According to the tv news, tonight was supposedly the best night for this biyearly phenomenon, but it was cloudy where we stood and only the crescent moon managed to break through, for a short time. Maybe tomorrow will be good.
salty licorice fix
Carousel Candyland in Kahala Mall is the only place in Hawaii with a reliable source of black licorice and most importantly, the salty salmiak kind. Above are the four strong ones they had earlier this week.
The kitty kat one is very mild and sweet with a hard, gummi texture but sort of a waxy, shell coating. The diamond and the coin are Dutch, very salty. Both are usually chewy, but unfortunately this double salt coin is hard and stale. The lil gumdrop is somewhere in the middle flavor-wise, sweet but with a definite tang.
Course there is a blog devoted to salt licorice now. LOL. I’m adding this important resource to the blogroll.
Also happy to report I’ve got a lead on a place in SF that supposedly has “17 different kinds of salt licorice”?!? This I must see.
I want to ride my bicycle
Yesterday there were two serious accidents involving bicyclists on Oʻahu, both before dawn, one a fatal hit and run. With bikes sales increasing as people try to work around the laughable rise in gas prices, this is definitely a cause for concern and perhaps the start of a disturbing new trend.
Last year, I gave up my parking pass and have been biking to and from work. I live about 10 minutes away from my job so it’s not like a Herculean feat, tho I do sometimes do it in a skirt and heels. And then it starts to rain! But for the most part, I think it’s actually easier than driving. Plus it’s fun, good exercise and there is no sticker shock at the pump, cuz air is still free. But commuting by bike has given me a perspective on how bike-unfriendly the city can be.

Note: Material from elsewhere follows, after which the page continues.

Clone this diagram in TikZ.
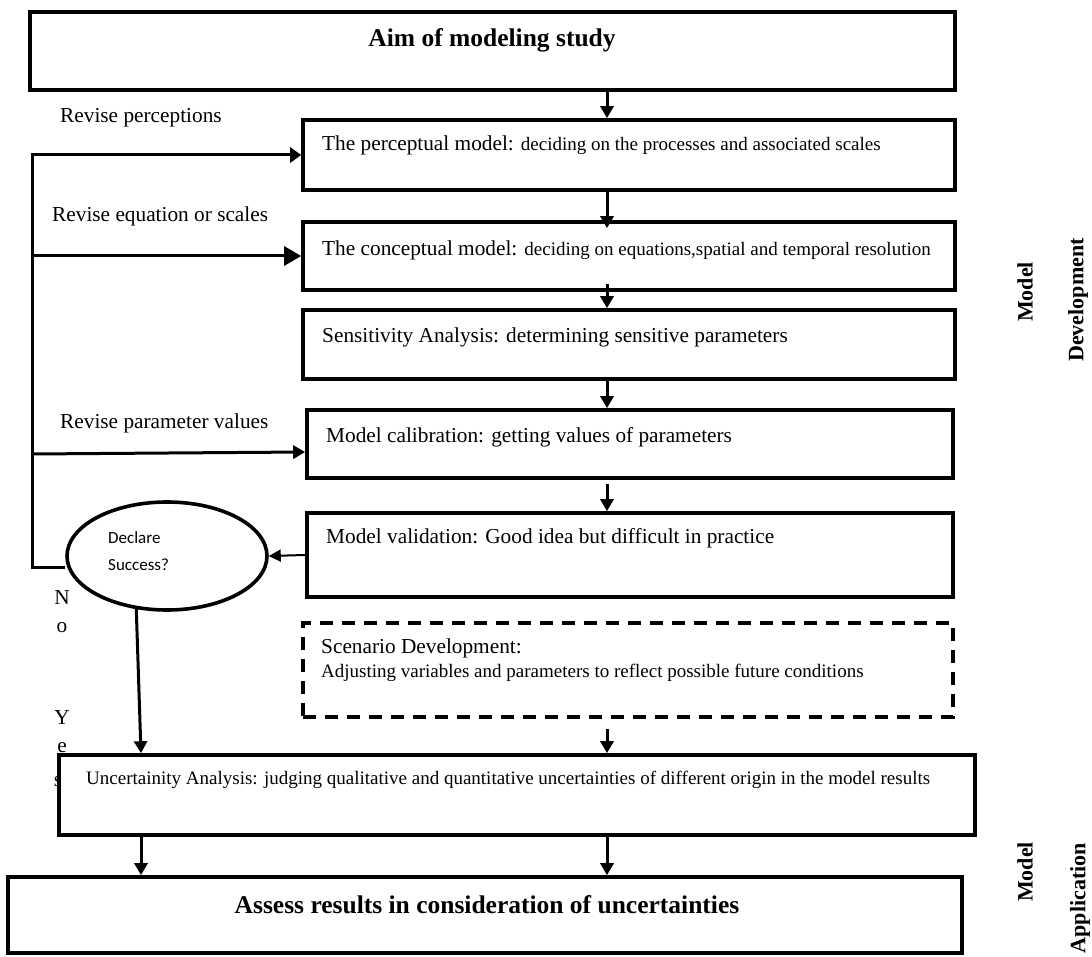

For example, the ridiculous bike lanes that put cyclists in glass-strewn gutters alongside cars rushing on and off the freeway, like on University Ave. going up to UH. I don’t go that route. It sucks. The lower part of University is better, but even still, a line on the ground demarcating a narrow path between a row of parked cars on one side and careless drivers on the other is kinda sketchy. Luckily I don’t have to go that way too often; day to day I ride side streets instead.
The problem there is that some drivers don’t seem to think that the rules of the road apply between them and bicyclists. They often don’t bother to signal, and if it is a narrow street where two cars would have to squeeze to get by, they just stay right in the middle if I’m coming towards them on a bike. Not cool!
There are definitely more people of all ages biking around town these days. Yes, some of them are inconsiderate and stupid. But in the end, more bikes = less cars on the road. We all agree that’s a good thing, right?